Others like him have moved away from Bowbazar and resettled in apartments in Beleghata and other areas with the KMRC paying the rent.

A displaced resident of Shyakrapara Lane said: “We had to show our property deeds to the KMRC as proof of our legal entitlement to the property that was pulled down. But the Metro authorities have given us a declaration on a piece of white paper saying our houses would be rebuilt. What is the legal sanctity of that paper?”

The subsidence on August 31, 2019, happened after an aquifer broke while tunnel-boring work for East-West Metro was in progress and water and silt gushed in.
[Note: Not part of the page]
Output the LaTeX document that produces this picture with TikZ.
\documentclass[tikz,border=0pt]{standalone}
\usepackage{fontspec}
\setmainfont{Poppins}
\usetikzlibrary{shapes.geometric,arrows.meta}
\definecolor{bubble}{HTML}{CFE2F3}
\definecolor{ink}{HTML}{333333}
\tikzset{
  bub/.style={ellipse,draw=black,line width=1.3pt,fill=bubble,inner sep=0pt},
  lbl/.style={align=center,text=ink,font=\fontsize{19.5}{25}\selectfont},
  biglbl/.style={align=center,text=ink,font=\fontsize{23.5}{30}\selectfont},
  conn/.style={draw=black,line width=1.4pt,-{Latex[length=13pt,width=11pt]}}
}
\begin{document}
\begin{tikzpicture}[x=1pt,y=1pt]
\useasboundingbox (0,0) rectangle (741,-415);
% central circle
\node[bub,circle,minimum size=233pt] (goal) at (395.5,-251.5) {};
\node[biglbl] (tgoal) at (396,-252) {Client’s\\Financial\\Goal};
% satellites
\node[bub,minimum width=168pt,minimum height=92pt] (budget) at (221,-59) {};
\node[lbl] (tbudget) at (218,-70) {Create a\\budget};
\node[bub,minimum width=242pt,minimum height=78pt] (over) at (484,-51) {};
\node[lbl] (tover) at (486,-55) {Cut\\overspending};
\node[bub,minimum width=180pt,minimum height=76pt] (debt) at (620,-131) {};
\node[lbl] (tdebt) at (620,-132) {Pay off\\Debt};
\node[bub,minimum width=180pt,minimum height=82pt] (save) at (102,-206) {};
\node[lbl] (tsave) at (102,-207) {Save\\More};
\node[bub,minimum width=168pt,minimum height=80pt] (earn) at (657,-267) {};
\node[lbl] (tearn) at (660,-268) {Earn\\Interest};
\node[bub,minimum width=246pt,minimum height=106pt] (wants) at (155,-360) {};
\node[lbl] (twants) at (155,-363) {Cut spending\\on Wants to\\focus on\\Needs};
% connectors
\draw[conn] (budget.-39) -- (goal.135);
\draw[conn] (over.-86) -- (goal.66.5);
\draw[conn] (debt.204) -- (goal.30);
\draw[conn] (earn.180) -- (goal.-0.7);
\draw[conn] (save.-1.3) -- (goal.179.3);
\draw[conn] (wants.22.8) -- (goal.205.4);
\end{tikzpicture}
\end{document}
Senior KMRC officials said the work of finalising the building plans was over and construction was about to begin when the second disaster struck, on May 11 this year.

The second blow, following a leakage of underground water into the Howrah-bound tunnel of Metro in Bowbazar, resulted in fresh subsidence and left at least nine buildings in Durga Pituri Lane riddled with cracks.

Over 160 people were displaced, some for the second time in three years.

Senior KMRC officials said they were waiting for a final report from a team of experts from Jadavpur University, which inspected the disaster site soon after the second collapse.

“IIT Roorkee was engaged to draw up another report on soil subsidence. We are yet to get it,” an official said.

“There is nothing to hide. We have even communicated in writing to some residents that the buildings would be constructed by December 2024,” said A.K. Nandy, general manager of KMRC.

“The final reports from the two institutions will let us know if there is a chance of further subsidence in that zone or not. We are committed to finishing the construction of the houses and bringing back the displaced.”